Take the data below and extract the lines from the one with "Reproduce this chart" to the one with "Chart.register(...registerables);", inclusive, exactly as written.

Charts and diagrams as code:
•••

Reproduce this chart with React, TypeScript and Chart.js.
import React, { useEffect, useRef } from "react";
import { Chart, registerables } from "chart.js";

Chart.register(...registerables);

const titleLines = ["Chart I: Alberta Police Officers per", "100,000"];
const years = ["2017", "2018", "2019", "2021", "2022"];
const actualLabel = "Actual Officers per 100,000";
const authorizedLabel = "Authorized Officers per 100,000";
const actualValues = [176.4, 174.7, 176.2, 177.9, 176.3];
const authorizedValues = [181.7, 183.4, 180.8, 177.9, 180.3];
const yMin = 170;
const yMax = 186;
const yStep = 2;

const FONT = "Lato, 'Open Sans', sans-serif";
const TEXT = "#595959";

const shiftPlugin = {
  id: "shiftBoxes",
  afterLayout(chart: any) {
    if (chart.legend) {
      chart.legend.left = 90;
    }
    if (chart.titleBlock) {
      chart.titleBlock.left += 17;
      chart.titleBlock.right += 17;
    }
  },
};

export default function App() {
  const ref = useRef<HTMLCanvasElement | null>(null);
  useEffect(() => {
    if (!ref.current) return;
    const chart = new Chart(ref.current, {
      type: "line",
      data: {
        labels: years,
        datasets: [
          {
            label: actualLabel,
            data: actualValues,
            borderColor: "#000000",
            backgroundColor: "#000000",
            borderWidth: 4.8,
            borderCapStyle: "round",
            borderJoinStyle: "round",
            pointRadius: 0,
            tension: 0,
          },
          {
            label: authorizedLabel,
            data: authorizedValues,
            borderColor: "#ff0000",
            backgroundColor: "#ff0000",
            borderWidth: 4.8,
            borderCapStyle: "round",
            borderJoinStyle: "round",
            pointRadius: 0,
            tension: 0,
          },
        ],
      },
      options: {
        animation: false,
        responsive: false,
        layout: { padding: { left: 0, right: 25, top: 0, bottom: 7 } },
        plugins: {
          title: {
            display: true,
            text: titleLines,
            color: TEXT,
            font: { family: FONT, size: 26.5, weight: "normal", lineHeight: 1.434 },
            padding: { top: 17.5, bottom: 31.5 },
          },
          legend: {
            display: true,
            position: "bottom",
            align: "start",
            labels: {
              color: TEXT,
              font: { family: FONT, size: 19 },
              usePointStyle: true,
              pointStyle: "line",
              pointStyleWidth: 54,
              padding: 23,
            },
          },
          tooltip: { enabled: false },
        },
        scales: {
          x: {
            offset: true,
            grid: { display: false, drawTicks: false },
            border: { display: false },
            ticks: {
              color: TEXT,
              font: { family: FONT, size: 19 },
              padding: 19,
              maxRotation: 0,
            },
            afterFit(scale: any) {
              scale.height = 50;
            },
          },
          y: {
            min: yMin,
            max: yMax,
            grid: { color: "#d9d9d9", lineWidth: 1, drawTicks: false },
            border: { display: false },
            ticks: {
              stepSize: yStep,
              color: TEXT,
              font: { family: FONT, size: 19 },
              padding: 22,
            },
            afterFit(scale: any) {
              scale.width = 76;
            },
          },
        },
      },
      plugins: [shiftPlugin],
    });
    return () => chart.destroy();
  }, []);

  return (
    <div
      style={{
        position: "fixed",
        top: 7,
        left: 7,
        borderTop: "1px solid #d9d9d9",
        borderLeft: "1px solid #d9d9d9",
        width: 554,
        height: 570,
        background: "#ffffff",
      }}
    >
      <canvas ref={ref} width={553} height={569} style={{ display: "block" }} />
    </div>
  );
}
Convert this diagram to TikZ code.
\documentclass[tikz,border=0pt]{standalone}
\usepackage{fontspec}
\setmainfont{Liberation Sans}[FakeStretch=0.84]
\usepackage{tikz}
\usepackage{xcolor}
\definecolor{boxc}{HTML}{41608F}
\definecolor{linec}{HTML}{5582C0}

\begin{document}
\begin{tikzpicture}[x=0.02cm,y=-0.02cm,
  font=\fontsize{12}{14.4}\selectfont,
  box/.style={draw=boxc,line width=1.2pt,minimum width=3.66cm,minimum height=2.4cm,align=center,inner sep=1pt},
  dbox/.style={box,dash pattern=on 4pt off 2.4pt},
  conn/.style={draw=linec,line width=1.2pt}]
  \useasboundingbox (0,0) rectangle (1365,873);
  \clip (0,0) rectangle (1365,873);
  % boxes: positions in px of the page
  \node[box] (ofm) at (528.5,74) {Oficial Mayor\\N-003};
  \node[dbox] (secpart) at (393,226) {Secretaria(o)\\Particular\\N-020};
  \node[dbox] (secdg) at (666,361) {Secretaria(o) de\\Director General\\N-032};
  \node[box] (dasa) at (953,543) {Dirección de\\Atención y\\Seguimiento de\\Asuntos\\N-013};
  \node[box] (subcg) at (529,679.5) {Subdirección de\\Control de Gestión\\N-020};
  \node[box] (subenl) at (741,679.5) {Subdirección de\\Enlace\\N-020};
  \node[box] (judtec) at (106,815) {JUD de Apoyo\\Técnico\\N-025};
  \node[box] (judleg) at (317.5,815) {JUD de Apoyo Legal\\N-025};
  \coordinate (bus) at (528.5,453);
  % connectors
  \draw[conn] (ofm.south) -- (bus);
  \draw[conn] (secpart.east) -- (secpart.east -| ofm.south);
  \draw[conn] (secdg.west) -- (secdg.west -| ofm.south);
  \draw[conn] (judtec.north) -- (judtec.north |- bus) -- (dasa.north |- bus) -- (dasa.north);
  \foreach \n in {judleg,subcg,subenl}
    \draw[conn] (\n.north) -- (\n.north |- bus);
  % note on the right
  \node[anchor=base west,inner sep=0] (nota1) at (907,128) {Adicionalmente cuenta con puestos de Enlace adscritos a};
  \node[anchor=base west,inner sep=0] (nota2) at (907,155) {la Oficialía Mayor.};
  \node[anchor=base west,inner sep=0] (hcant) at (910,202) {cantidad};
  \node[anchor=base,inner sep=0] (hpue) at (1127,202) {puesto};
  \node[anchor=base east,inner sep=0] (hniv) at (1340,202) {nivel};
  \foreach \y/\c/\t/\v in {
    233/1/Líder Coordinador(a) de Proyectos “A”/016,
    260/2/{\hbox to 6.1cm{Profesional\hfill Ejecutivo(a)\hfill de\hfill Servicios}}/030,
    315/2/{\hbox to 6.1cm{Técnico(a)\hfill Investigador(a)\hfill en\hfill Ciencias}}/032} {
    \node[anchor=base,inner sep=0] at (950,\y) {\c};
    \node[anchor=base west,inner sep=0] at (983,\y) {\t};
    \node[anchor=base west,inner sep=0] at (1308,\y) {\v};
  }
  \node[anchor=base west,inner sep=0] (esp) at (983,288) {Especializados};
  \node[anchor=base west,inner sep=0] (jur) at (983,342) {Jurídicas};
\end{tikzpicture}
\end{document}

•••

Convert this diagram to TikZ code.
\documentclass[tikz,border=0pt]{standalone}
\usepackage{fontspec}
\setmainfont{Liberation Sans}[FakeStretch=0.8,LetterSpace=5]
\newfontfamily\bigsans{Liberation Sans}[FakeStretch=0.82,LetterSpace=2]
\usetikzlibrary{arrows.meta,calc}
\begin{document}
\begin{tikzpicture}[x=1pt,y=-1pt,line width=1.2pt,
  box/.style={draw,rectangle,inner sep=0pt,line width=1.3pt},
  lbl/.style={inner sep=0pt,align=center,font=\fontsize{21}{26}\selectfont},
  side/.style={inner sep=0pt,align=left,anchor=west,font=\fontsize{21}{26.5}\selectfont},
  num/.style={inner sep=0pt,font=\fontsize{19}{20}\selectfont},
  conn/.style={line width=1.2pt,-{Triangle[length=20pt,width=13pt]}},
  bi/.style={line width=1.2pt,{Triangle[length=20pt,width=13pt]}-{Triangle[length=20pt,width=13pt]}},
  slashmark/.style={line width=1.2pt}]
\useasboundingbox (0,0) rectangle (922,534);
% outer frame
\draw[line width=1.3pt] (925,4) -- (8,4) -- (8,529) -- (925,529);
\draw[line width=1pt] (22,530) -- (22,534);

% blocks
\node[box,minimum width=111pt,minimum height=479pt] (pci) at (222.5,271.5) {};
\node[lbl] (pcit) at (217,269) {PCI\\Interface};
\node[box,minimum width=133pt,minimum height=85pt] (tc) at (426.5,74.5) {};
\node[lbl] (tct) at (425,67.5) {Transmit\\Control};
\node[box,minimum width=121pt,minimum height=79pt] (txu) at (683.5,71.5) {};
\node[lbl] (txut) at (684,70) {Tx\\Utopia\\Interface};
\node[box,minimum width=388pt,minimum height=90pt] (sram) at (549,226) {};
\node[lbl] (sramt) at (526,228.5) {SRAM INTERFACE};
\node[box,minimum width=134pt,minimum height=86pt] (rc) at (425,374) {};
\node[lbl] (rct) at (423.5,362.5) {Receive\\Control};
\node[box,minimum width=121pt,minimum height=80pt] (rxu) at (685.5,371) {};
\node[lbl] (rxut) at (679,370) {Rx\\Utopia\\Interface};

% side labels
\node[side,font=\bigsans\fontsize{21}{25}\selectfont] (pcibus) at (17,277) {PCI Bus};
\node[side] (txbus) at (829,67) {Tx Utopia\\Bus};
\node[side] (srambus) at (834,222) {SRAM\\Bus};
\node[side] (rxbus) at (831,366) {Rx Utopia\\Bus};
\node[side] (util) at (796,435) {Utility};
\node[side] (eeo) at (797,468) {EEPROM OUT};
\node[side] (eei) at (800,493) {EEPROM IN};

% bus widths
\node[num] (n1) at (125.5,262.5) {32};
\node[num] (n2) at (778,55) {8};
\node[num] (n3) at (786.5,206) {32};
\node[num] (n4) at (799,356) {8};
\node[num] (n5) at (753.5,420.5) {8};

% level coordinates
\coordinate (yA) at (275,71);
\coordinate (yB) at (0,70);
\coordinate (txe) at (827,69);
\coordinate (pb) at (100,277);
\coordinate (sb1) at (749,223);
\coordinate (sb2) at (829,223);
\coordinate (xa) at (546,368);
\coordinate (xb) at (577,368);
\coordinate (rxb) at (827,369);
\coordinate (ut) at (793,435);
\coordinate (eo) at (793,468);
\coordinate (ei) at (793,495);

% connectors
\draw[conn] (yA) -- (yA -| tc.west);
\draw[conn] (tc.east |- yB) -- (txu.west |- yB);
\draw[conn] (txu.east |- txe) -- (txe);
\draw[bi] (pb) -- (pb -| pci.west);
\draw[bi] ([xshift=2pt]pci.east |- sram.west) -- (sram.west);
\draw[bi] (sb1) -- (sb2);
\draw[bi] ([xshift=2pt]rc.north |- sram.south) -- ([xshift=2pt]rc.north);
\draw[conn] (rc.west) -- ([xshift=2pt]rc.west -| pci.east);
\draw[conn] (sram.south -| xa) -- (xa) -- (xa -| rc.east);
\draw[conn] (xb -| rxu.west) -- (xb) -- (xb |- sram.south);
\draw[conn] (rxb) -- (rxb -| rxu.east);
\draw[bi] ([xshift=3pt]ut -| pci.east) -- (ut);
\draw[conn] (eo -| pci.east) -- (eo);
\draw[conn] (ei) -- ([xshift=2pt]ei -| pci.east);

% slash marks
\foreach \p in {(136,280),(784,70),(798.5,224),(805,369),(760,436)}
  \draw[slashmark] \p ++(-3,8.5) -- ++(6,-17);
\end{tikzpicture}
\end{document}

•••

CORRECT OUTPUT:
Reproduce this chart with React, TypeScript and Chart.js.
import React, { useEffect, useRef } from "react";
import { Chart, registerables } from "chart.js";

Chart.register(...registerables);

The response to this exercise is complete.